> Written task
Begin with the first line below and retype each line exactly through the line containing "2 == 0 else". Any pictures are to be left out.

> Information shown

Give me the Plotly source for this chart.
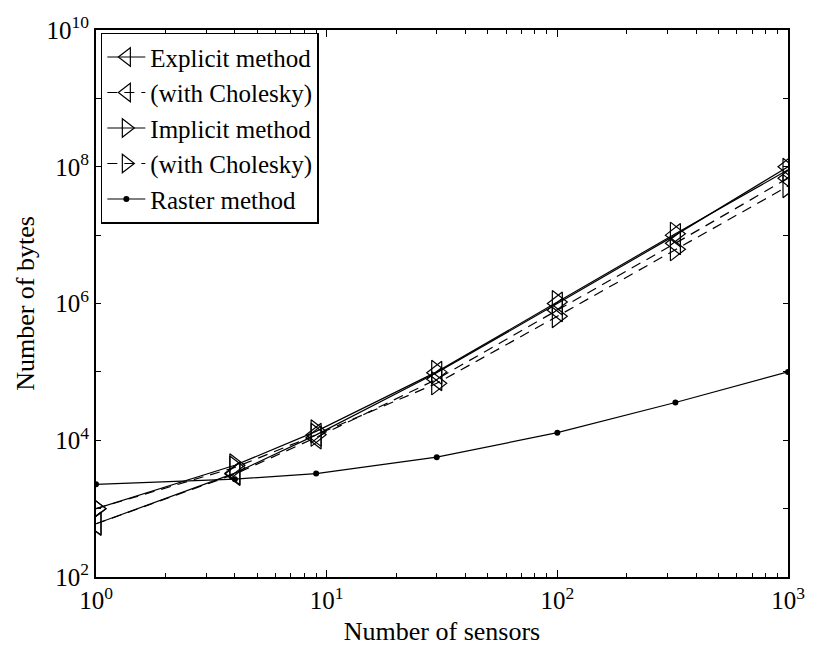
import plotly.graph_objects as go

sensors = [1, 4, 9, 30, 100, 325, 1000]
explicit = [600, 3300, 12000, 97000, 1.0e6, 1.0e7, 1.0e8]
explicit_chol = [600, 3200, 11000, 78000, 8.0e5, 7.6e6, 6.8e7]
implicit = [1000, 4300, 13500, 100000, 1.05e6, 1.05e7, 9.0e7]
implicit_chol = [1000, 4000, 12000, 68000, 6.5e5, 6.2e6, 5.2e7]
raster = [2270, 2700, 3250, 5650, 12900, 35600, 100000]

names = ["Explicit method", "(with Cholesky)", "Implicit method", "(with Cholesky)", "Raster method"]

FONT = "Liberation Serif"
fig = go.Figure()

def tri(y, name, sym, dash):
    fig.add_trace(go.Scatter(
        x=sensors, y=y, name=name, mode="lines+markers",
        line=dict(color="black", width=1.2, dash=dash),
        marker=dict(symbol=sym, size=20, color="black", line=dict(width=1.2, color="black")),
    ))

tri(explicit, names[0], "triangle-left-open", "solid")
tri(explicit_chol, names[1], "triangle-left-open", "10px,7px")
tri(implicit, names[2], "triangle-right-open", "solid")
tri(implicit_chol, names[3], "triangle-right-open", "10px,7px")
fig.add_trace(go.Scatter(
    x=sensors, y=raster, name=names[4], mode="lines+markers",
    line=dict(color="black", width=1.2),
    marker=dict(symbol="circle", size=6, color="black"),
))

xt = [1, 10, 100, 1000]
xtt = ["10<sup>%d</sup>" % i for i in range(4)]
yt = [10 ** k for k in range(2, 11)]
ytt = ["10<sup>%d</sup>" % k if k % 2 == 0 else "" for k in range(2, 11)]

fig.update_layout(
    width=817, height=654,
    margin=dict(l=96, r=19, t=19, b=77),
    paper_bgcolor="white", plot_bgcolor="white",
    font=dict(family=FONT, size=25, color="black"),
    showlegend=True,
    legend=dict(x=0.007, y=0.995, xanchor="left", yanchor="top",
                bordercolor="black", borderwidth=1.5, bgcolor="white",
                itemwidth=38, tracegroupgap=0,
                font=dict(family=FONT, size=25)),
    xaxis=dict(type="log", range=[0, 3], tickvals=xt, ticktext=xtt,
               ticks="inside", ticklen=7, tickwidth=1, tickcolor="black",
               tickfont=dict(family=FONT, size=25),
               minor=dict(ticks="inside", ticklen=4, tickcolor="black", tickwidth=1, dtick="D1", showgrid=False),
               showline=True, linecolor="black", linewidth=2, mirror="allticks",
               showgrid=False, zeroline=False,
               title=dict(text="Number of sensors", standoff=9, font=dict(family=FONT, size=26))),
    yaxis=dict(type="log", range=[2, 10], tickvals=yt, ticktext=ytt,
               ticks="inside", ticklen=5, tickwidth=1, tickcolor="black",
               tickfont=dict(family=FONT, size=25),
               showline=True, linecolor="black", linewidth=2, mirror="allticks",
               showgrid=False, zeroline=False,
               title=dict(text="Number of bytes", standoff=4, font=dict(family=FONT, size=26))),
)

fig.write_html("out.html")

> Answer
Give me the Plotly source for this chart.
import plotly.graph_objects as go

sensors = [1, 4, 9, 30, 100, 325, 1000]
explicit = [600, 3300, 12000, 97000, 1.0e6, 1.0e7, 1.0e8]
explicit_chol = [600, 3200, 11000, 78000, 8.0e5, 7.6e6, 6.8e7]
implicit = [1000, 4300, 13500, 100000, 1.05e6, 1.05e7, 9.0e7]
implicit_chol = [1000, 4000, 12000, 68000, 6.5e5, 6.2e6, 5.2e7]
raster = [2270, 2700, 3250, 5650, 12900, 35600, 100000]

names = ["Explicit method", "(with Cholesky)", "Implicit method", "(with Cholesky)", "Raster method"]

FONT = "Liberation Serif"
fig = go.Figure()

def tri(y, name, sym, dash):
    fig.add_trace(go.Scatter(
        x=sensors, y=y, name=name, mode="lines+markers",
        line=dict(color="black", width=1.2, dash=dash),
        marker=dict(symbol=sym, size=20, color="black", line=dict(width=1.2, color="black")),
    ))

tri(explicit, names[0], "triangle-left-open", "solid")
tri(explicit_chol, names[1], "triangle-left-open", "10px,7px")
tri(implicit, names[2], "triangle-right-open", "solid")
tri(implicit_chol, names[3], "triangle-right-open", "10px,7px")
fig.add_trace(go.Scatter(
    x=sensors, y=raster, name=names[4], mode="lines+markers",
    line=dict(color="black", width=1.2),
    marker=dict(symbol="circle", size=6, color="black"),
))

xt = [1, 10, 100, 1000]
xtt = ["10<sup>%d</sup>" % i for i in range(4)]
yt = [10 ** k for k in range(2, 11)]
ytt = ["10<sup>%d</sup>" % k if k % 2 == 0 else "" for k in range(2, 11)]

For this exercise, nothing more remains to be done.